70215 is a dense, fine-grained porphyritic mare basalt that has been used to create “touchstones” for public display. It was collected near the Lunar Module and is one of the largest stones returned from the Moon. It has variously been termed a “fine-grained, subvariolitic basalt”, “spherulitic, fine-grained high-Ti basalt”, “Type 1A, Apollo 17 high-Ti basalt”, “fine-grained porphyritic basalt” and “medium dark grey, fine-grained basalt”.
Our thin section consists of phenocrysts of olivine and ilmenite in a groundmass of fan-shaped intergrowths of plagioclase and pyroxene. The olivine displays a variety of shapes including elongate, hollow prisms, equant and subequant grains and skeletal, euhedral phenocrysts. Ilmenite phenocrysts occur as equant grains and as laths with irregular jagged edges which commonly contain cores of armalcolite and lamellae of rutile. The groundmass contains minute bow-tie intergrowths of plagioclase and pyroxene along with needle-like laths of ilmenite. Troilite and metallic iron occur in the groundmass.
The sample weighed 8110 grams before analysis.

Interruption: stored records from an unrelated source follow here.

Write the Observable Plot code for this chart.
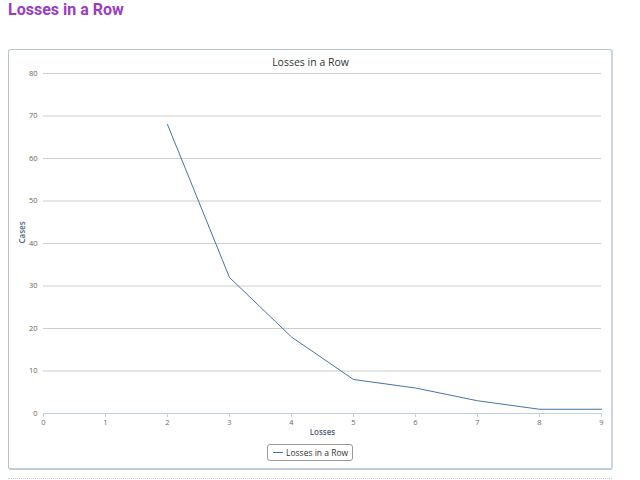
<!DOCTYPE html>
<html>
<head>
<meta charset="utf-8">
<script src="https://cdn.jsdelivr.net/npm/d3@7"></script>
<script src="https://cdn.jsdelivr.net/npm/@observablehq/plot@0.6"></script>
<style>
  html, body { margin: 0; padding: 0; background: #fff; }
  #wrap { position: relative; width: 640px; height: 480px; overflow: hidden; }
  #pagetitle { position: absolute; left: 8px; top: 0px; font: bold 16px Roboto, sans-serif; color: #9b3bc2; line-height: 20px; }
  #box { position: absolute; left: 8px; top: 49px; width: 602px; height: 418px; border: 1px solid #b9c4cf; border-right: 2px solid #c9d6e4; border-bottom: 2px solid #c0cbd8; border-radius: 3px; }
  #dots { position: absolute; left: 8px; top: 478px; width: 604px; border-top: 1px dotted #ccc; }
  #chart { position: absolute; left: 0; top: 0; }
  #legend { position: absolute; left: 267px; top: 444px; width: 84px; height: 15px; border: 1px solid #999; border-radius: 3px; font: 8.5px "Open Sans", sans-serif; color: #333; display: flex; align-items: center; }
  #legend .sw { width: 10px; height: 0; border-top: 1px solid #4572a7; margin: 0 3px 0 5px; }
</style>
</head>
<body>
<div id="wrap">
  <div id="pagetitle">Losses in a Row</div>
  <div id="box"></div>
  <div id="chart"></div>
  <div id="legend"><span class="sw"></span><span>Losses in a Row</span></div>
  <div id="dots"></div>
</div>
<script>
const chartTitle = "Losses in a Row";
const seriesName = "Losses in a Row";
const xLabel = "Losses";
const yLabel = "Cases";
const lossesInRow = [2, 3, 4, 5, 6, 7, 8, 9];
const cases = [68, 32, 18, 8, 6, 3, 1, 1];
const xTicks = [0, 1, 2, 3, 4, 5, 6, 7, 8, 9];
const yTicks = [0, 10, 20, 30, 40, 50, 60, 70, 80];

const data = lossesInRow.map((x, i) => ({x, y: cases[i]}));

const chart = Plot.plot({
  width: 640,
  height: 480,
  marginLeft: 43,
  marginRight: 39,
  marginTop: 73,
  marginBottom: 67,
  style: {background: "transparent", fontFamily: "'Open Sans', sans-serif"},
  x: {domain: [0, 9]},
  y: {domain: [0, 80]},
  marks: [
    Plot.gridY(yTicks, {stroke: "#cccccc", strokeOpacity: 1}),
    Plot.axisY(yTicks, {tickSize: 0, tickPadding: 6, fontSize: 7.5, fill: "#6e6250", label: null}),
    Plot.ruleY([0], {stroke: "#c0d0e0"}),
    Plot.axisX(xTicks, {tickSize: 4, tickPadding: 2, fontSize: 7.5, stroke: "#c0d0e0", fill: "#6a6a6a", label: null}),
    Plot.line(data, {x: "x", y: "y", stroke: "#4572a7", strokeWidth: 1}),
    Plot.text([chartTitle], {frameAnchor: "top", dx: -12, dy: -15, fontSize: 10.5, fill: "#333"}),
    Plot.text([xLabel], {frameAnchor: "bottom", dy: 21, fontSize: 8, fontWeight: 600, fill: "#4d5f80"}),
    Plot.text([yLabel], {frameAnchor: "left", dx: -21, rotate: -90, fontSize: 8, fontWeight: 600, fill: "#4d5f80"})
  ]
});
document.getElementById("chart").appendChild(chart);
</script>
</body>
</html>
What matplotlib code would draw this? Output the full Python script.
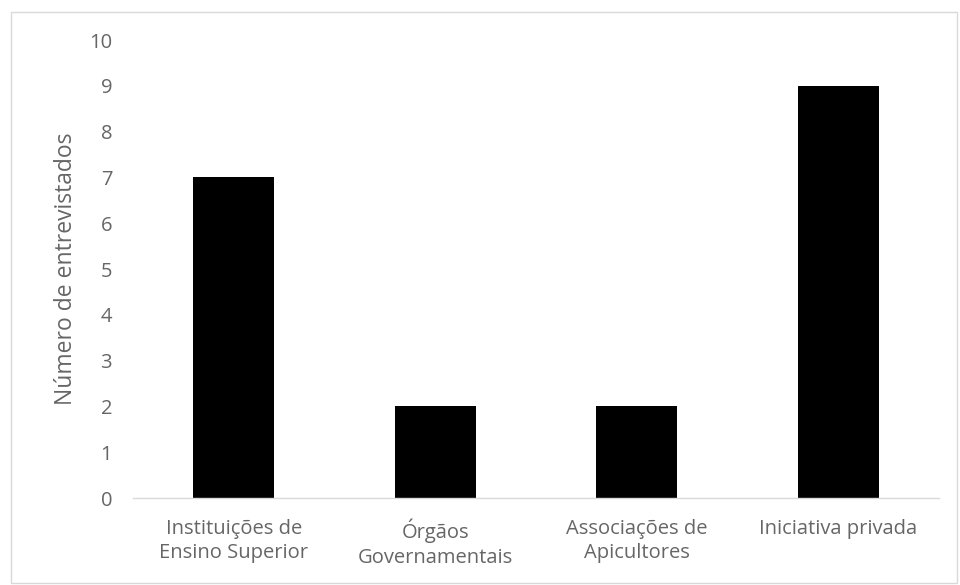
import matplotlib.pyplot as plt
from matplotlib.patches import Rectangle

categorias = ['Instituições de\nEnsino Superior', 'Órgãos\nGovernamentais',
              'Associações de\nApicultores', 'Iniciativa privada']
entrevistados = [7, 2, 2, 9]
yticks = list(range(0, 11))

plt.rcParams['font.family'] = ['Open Sans', 'DejaVu Sans']
texto = '#666666'

fig = plt.figure(figsize=(9.6, 5.85), dpi=100)
ax = fig.add_axes([0.1385, 0.1487, 0.8396, 0.7829])

x = range(len(categorias))
ax.bar(x, entrevistados, width=0.4, color='black')

ax.set_xlim(-0.5, len(categorias) - 0.5)
ax.set_ylim(0, 10)
ax.set_yticks(yticks)
ax.set_xticks(list(x))
ax.set_xticklabels(categorias, fontsize=14.5, color=texto, linespacing=1.3)
ax.tick_params(axis='y', length=0, labelsize=14.5, labelcolor=texto, pad=15)
ax.tick_params(axis='x', length=0, pad=15)

for s in ['top', 'right', 'left']:
    ax.spines[s].set_visible(False)
ax.spines['bottom'].set_color('#d9d9d9')
ax.spines['bottom'].set_linewidth(1)

ax.set_ylabel('Número de entrevistados', fontsize=16.5, color=texto, labelpad=8)

# borda da figura
fig.patches.append(Rectangle((0.011, 0.004), 0.986, 0.976, transform=fig.transFigure,
                             fill=False, edgecolor='#d9d9d9', linewidth=1))

fig.savefig('out.png', dpi=100)
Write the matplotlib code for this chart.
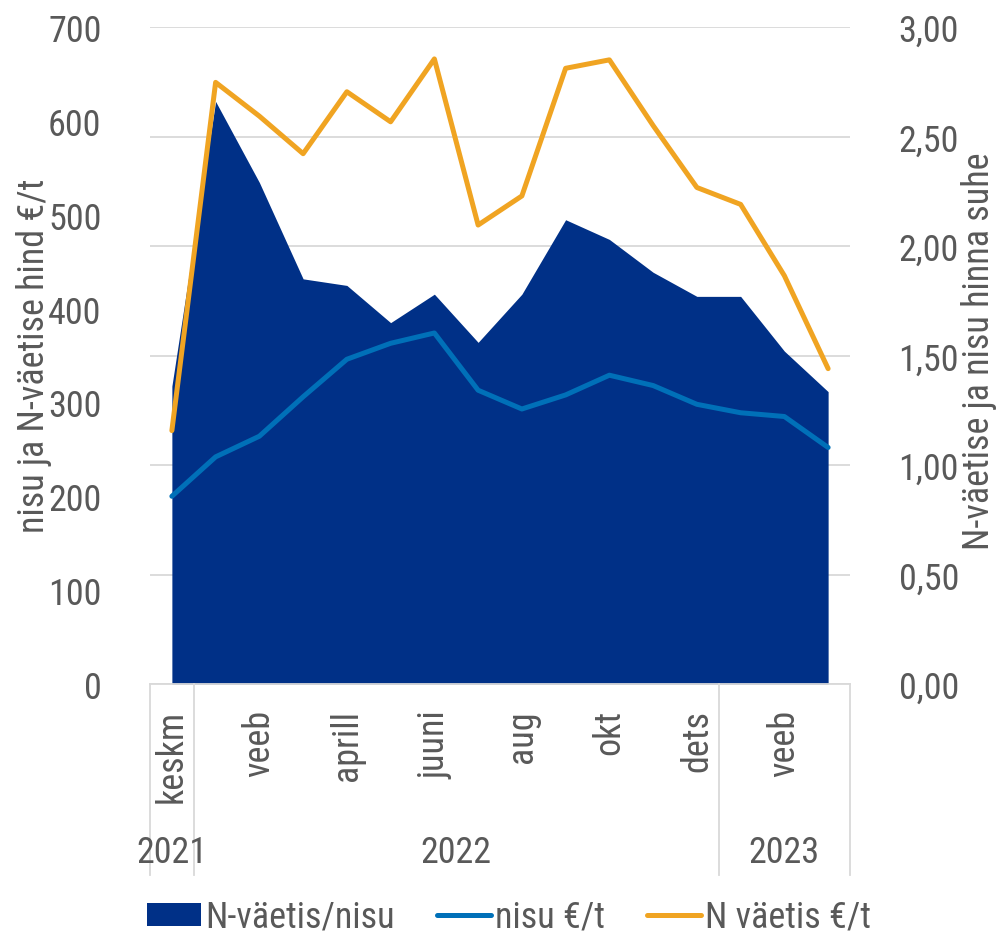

It has been dated at 3.85±0.08 billion years (Rb/Sr).
Further details of this and other Apollo samples are here: http://curator.jsc.nasa.gov/lunar/
Note the thin section is slightly thick.
Apollo 17, the final manned landing mission, had two objectives: to obtain samples of ancient rocks from the lunar highlands and to look for evidence of younger volcanic activity on the valley floor.
This small Collection contains material deriving from both periods, including igneous rocks around 4.3 billion years old from the lunar highlands as well as younger volcanic samples dating from about 3.6 billion years ago.
Apollo 17 was launched on 7 December 1972.